# DATASET EXCERPT
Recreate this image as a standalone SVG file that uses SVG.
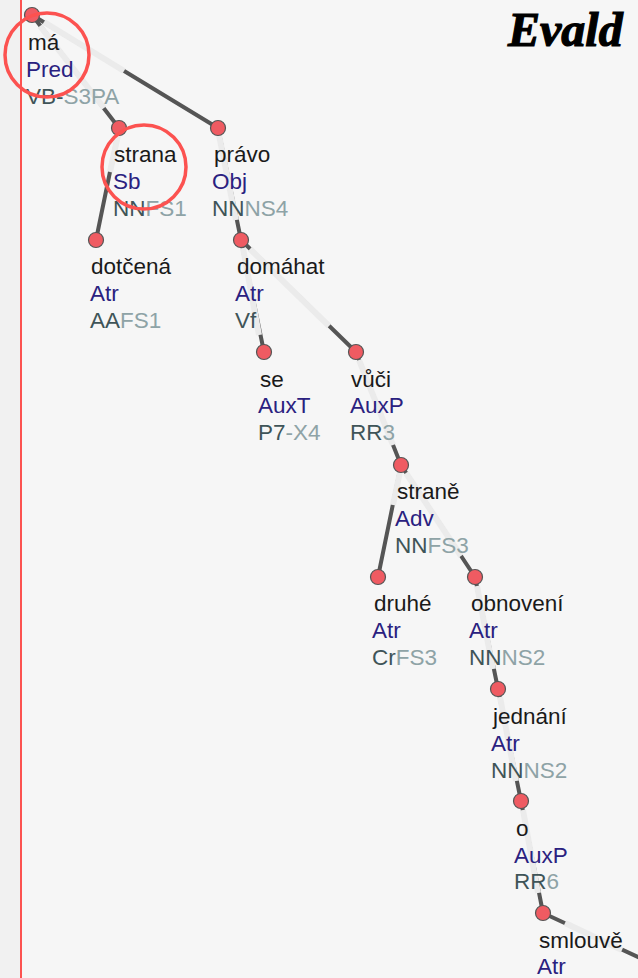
<svg xmlns="http://www.w3.org/2000/svg" width="638" height="978" viewBox="0 0 638 978">
<style>
text{font-family:"Liberation Sans",Arial,sans-serif;font-size:22.5px;transform:translateY(0.7px)}
.f{fill:#1a1a1a}.d{fill:#2a2180}.t{fill:#3f5458}.s{fill:#8ea3a6}
.e{stroke:#555;stroke-width:4;fill:none;stroke-linecap:round}
.h{stroke:#ebebeb;stroke-width:6;fill:none}
.n{fill:#ef5b62;stroke:#555;stroke-width:1.2}
.r{fill:none;stroke:#fc5250;stroke-width:3.5}
</style>
<rect width="638" height="978" fill="#f6f6f6"/>
<rect width="21" height="978" fill="#f1f1f1"/>
<rect x="20" width="2" height="978" fill="#fc5250"/>
<g id="connectors">
<path class="e" d="M32 15L119 128"/><path class="h" d="M40 26L104 108"/>
<path class="e" d="M32 15L218 128"/><path class="h" d="M44 22L124 71"/>
<path class="e" d="M119 128L96 240"/><path class="h" d="M118 135L110 172"/>
<path class="e" d="M218 128L241 240"/><path class="h" d="M219 135L236 220"/>
<path class="e" d="M241 240L264 352"/><path class="h" d="M243 248L259 335"/>
<path class="e" d="M241 240L356 352"/><path class="h" d="M250 249L329 326"/>
<path class="e" d="M356 352L401 465"/><path class="h" d="M359 360L393 445"/>
<path class="e" d="M401 465L378 577"/><path class="h" d="M400 472L393 505"/>
<path class="e" d="M401 465L475 577"/><path class="h" d="M406 473L461 556"/>
<path class="e" d="M475 577L498 689"/><path class="h" d="M477 586L493 669"/>
<path class="e" d="M498 689L521 801"/><path class="h" d="M500 697L516 781"/>
<path class="e" d="M521 801L543 913"/><path class="h" d="M523 810L538 893"/>
<path class="e" d="M543 913L640 958"/><path class="h" d="M565 923L622 950"/>
</g>
<g id="node-ma"><circle class="n" cx="32" cy="15" r="7.5"/><text class="f" x="28" y="49">má</text><text class="d" x="26" y="76">Pred</text><text x="26" y="103"><tspan class="t">VB-</tspan><tspan class="s">S3PA</tspan></text></g>
<g id="node-strana"><circle class="n" cx="119" cy="128" r="7.5"/><text class="f" x="114" y="161">strana</text><text class="d" x="113" y="188">Sb</text><text x="113" y="215"><tspan class="t">NN</tspan><tspan class="s">FS1</tspan></text></g>
<g id="node-pravo"><circle class="n" cx="218" cy="128" r="7.5"/><text class="f" x="214" y="161">právo</text><text class="d" x="212" y="188">Obj</text><text x="212" y="215"><tspan class="t">NN</tspan><tspan class="s">NS4</tspan></text></g>
<g id="node-dotcena"><circle class="n" cx="96" cy="240" r="7.5"/><text class="f" x="91" y="273">dotčená</text><text class="d" x="90" y="300">Atr</text><text x="90" y="327"><tspan class="t">AA</tspan><tspan class="s">FS1</tspan></text></g>
<g id="node-domahat"><circle class="n" cx="241" cy="240" r="7.5"/><text class="f" x="237" y="273">domáhat</text><text class="d" x="235" y="300">Atr</text><text class="t" x="235" y="327">Vf</text></g>
<g id="node-se"><circle class="n" cx="264" cy="352" r="7.5"/><text class="f" x="260" y="386">se</text><text class="d" x="258" y="412">AuxT</text><text x="258" y="439"><tspan class="t">P7</tspan><tspan class="s">-X4</tspan></text></g>
<g id="node-vuci"><circle class="n" cx="356" cy="352" r="7.5"/><text class="f" x="351" y="386">vůči</text><text class="d" x="350" y="412">AuxP</text><text x="350" y="439"><tspan class="t">RR</tspan><tspan class="s">3</tspan></text></g>
<g id="node-strane"><circle class="n" cx="401" cy="465" r="7.5"/><text class="f" x="397" y="498">straně</text><text class="d" x="395" y="525">Adv</text><text x="395" y="552"><tspan class="t">NN</tspan><tspan class="s">FS3</tspan></text></g>
<g id="node-druhe"><circle class="n" cx="378" cy="577" r="7.5"/><text class="f" x="374" y="610">druhé</text><text class="d" x="372" y="637">Atr</text><text x="372" y="664"><tspan class="t">Cr</tspan><tspan class="s">FS3</tspan></text></g>
<g id="node-obnoveni"><circle class="n" cx="475" cy="577" r="7.5"/><text class="f" x="471" y="610">obnovení</text><text class="d" x="469" y="637">Atr</text><text x="469" y="664"><tspan class="t">NN</tspan><tspan class="s">NS2</tspan></text></g>
<g id="node-jednani"><circle class="n" cx="498" cy="689" r="7.5"/><text class="f" x="493" y="723">jednání</text><text class="d" x="491" y="750">Atr</text><text x="491" y="777"><tspan class="t">NN</tspan><tspan class="s">NS2</tspan></text></g>
<g id="node-o"><circle class="n" cx="521" cy="801" r="7.5"/><text class="f" x="516" y="835">o</text><text class="d" x="514" y="862">AuxP</text><text x="514" y="888"><tspan class="t">RR</tspan><tspan class="s">6</tspan></text></g>
<g id="node-smlouve"><circle class="n" cx="543" cy="913" r="7.5"/><text class="f" x="539" y="947">smlouvě</text><text class="d" x="537" y="973">Atr</text></g>
<circle class="r" cx="47" cy="55" r="42"/>
<circle class="r" cx="144" cy="167" r="42"/>
<text x="508" y="45" style="font-family:'Liberation Serif',serif;font-size:48px;font-style:italic;font-weight:700;stroke:#000;stroke-width:1.2" fill="#000">Evald</text>
</svg>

# WHAT IS ASKED
Please transcribe the material above exactly as written. Leave the pictures out.

# THE SOLUTION
Recreate this image as a standalone SVG file that uses SVG.
<svg xmlns="http://www.w3.org/2000/svg" width="638" height="978" viewBox="0 0 638 978">
<style>
text{font-family:"Liberation Sans",Arial,sans-serif;font-size:22.5px;transform:translateY(0.7px)}
.f{fill:#1a1a1a}.d{fill:#2a2180}.t{fill:#3f5458}.s{fill:#8ea3a6}
.e{stroke:#555;stroke-width:4;fill:none;stroke-linecap:round}
.h{stroke:#ebebeb;stroke-width:6;fill:none}
.n{fill:#ef5b62;stroke:#555;stroke-width:1.2}
.r{fill:none;stroke:#fc5250;stroke-width:3.5}
</style>
<rect width="638" height="978" fill="#f6f6f6"/>
<rect width="21" height="978" fill="#f1f1f1"/>
<rect x="20" width="2" height="978" fill="#fc5250"/>
<g id="connectors">
<path class="e" d="M32 15L119 128"/><path class="h" d="M40 26L104 108"/>
<path class="e" d="M32 15L218 128"/><path class="h" d="M44 22L124 71"/>
<path class="e" d="M119 128L96 240"/><path class="h" d="M118 135L110 172"/>
<path class="e" d="M218 128L241 240"/><path class="h" d="M219 135L236 220"/>
<path class="e" d="M241 240L264 352"/><path class="h" d="M243 248L259 335"/>
<path class="e" d="M241 240L356 352"/><path class="h" d="M250 249L329 326"/>
<path class="e" d="M356 352L401 465"/><path class="h" d="M359 360L393 445"/>
<path class="e" d="M401 465L378 577"/><path class="h" d="M400 472L393 505"/>
<path class="e" d="M401 465L475 577"/><path class="h" d="M406 473L461 556"/>
<path class="e" d="M475 577L498 689"/><path class="h" d="M477 586L493 669"/>
<path class="e" d="M498 689L521 801"/><path class="h" d="M500 697L516 781"/>
<path class="e" d="M521 801L543 913"/><path class="h" d="M523 810L538 893"/>
<path class="e" d="M543 913L640 958"/><path class="h" d="M565 923L622 950"/>
</g>
<g id="node-ma"><circle class="n" cx="32" cy="15" r="7.5"/><text class="f" x="28" y="49">má</text><text class="d" x="26" y="76">Pred</text><text x="26" y="103"><tspan class="t">VB-</tspan><tspan class="s">S3PA</tspan></text></g>
<g id="node-strana"><circle class="n" cx="119" cy="128" r="7.5"/><text class="f" x="114" y="161">strana</text><text class="d" x="113" y="188">Sb</text><text x="113" y="215"><tspan class="t">NN</tspan><tspan class="s">FS1</tspan></text></g>
<g id="node-pravo"><circle class="n" cx="218" cy="128" r="7.5"/><text class="f" x="214" y="161">právo</text><text class="d" x="212" y="188">Obj</text><text x="212" y="215"><tspan class="t">NN</tspan><tspan class="s">NS4</tspan></text></g>
<g id="node-dotcena"><circle class="n" cx="96" cy="240" r="7.5"/><text class="f" x="91" y="273">dotčená</text><text class="d" x="90" y="300">Atr</text><text x="90" y="327"><tspan class="t">AA</tspan><tspan class="s">FS1</tspan></text></g>
<g id="node-domahat"><circle class="n" cx="241" cy="240" r="7.5"/><text class="f" x="237" y="273">domáhat</text><text class="d" x="235" y="300">Atr</text><text class="t" x="235" y="327">Vf</text></g>
<g id="node-se"><circle class="n" cx="264" cy="352" r="7.5"/><text class="f" x="260" y="386">se</text><text class="d" x="258" y="412">AuxT</text><text x="258" y="439"><tspan class="t">P7</tspan><tspan class="s">-X4</tspan></text></g>
<g id="node-vuci"><circle class="n" cx="356" cy="352" r="7.5"/><text class="f" x="351" y="386">vůči</text><text class="d" x="350" y="412">AuxP</text><text x="350" y="439"><tspan class="t">RR</tspan><tspan class="s">3</tspan></text></g>
<g id="node-strane"><circle class="n" cx="401" cy="465" r="7.5"/><text class="f" x="397" y="498">straně</text><text class="d" x="395" y="525">Adv</text><text x="395" y="552"><tspan class="t">NN</tspan><tspan class="s">FS3</tspan></text></g>
<g id="node-druhe"><circle class="n" cx="378" cy="577" r="7.5"/><text class="f" x="374" y="610">druhé</text><text class="d" x="372" y="637">Atr</text><text x="372" y="664"><tspan class="t">Cr</tspan><tspan class="s">FS3</tspan></text></g>
<g id="node-obnoveni"><circle class="n" cx="475" cy="577" r="7.5"/><text class="f" x="471" y="610">obnovení</text><text class="d" x="469" y="637">Atr</text><text x="469" y="664"><tspan class="t">NN</tspan><tspan class="s">NS2</tspan></text></g>
<g id="node-jednani"><circle class="n" cx="498" cy="689" r="7.5"/><text class="f" x="493" y="723">jednání</text><text class="d" x="491" y="750">Atr</text><text x="491" y="777"><tspan class="t">NN</tspan><tspan class="s">NS2</tspan></text></g>
<g id="node-o"><circle class="n" cx="521" cy="801" r="7.5"/><text class="f" x="516" y="835">o</text><text class="d" x="514" y="862">AuxP</text><text x="514" y="888"><tspan class="t">RR</tspan><tspan class="s">6</tspan></text></g>
<g id="node-smlouve"><circle class="n" cx="543" cy="913" r="7.5"/><text class="f" x="539" y="947">smlouvě</text><text class="d" x="537" y="973">Atr</text></g>
<circle class="r" cx="47" cy="55" r="42"/>
<circle class="r" cx="144" cy="167" r="42"/>
<text x="508" y="45" style="font-family:'Liberation Serif',serif;font-size:48px;font-style:italic;font-weight:700;stroke:#000;stroke-width:1.2" fill="#000">Evald</text>
</svg>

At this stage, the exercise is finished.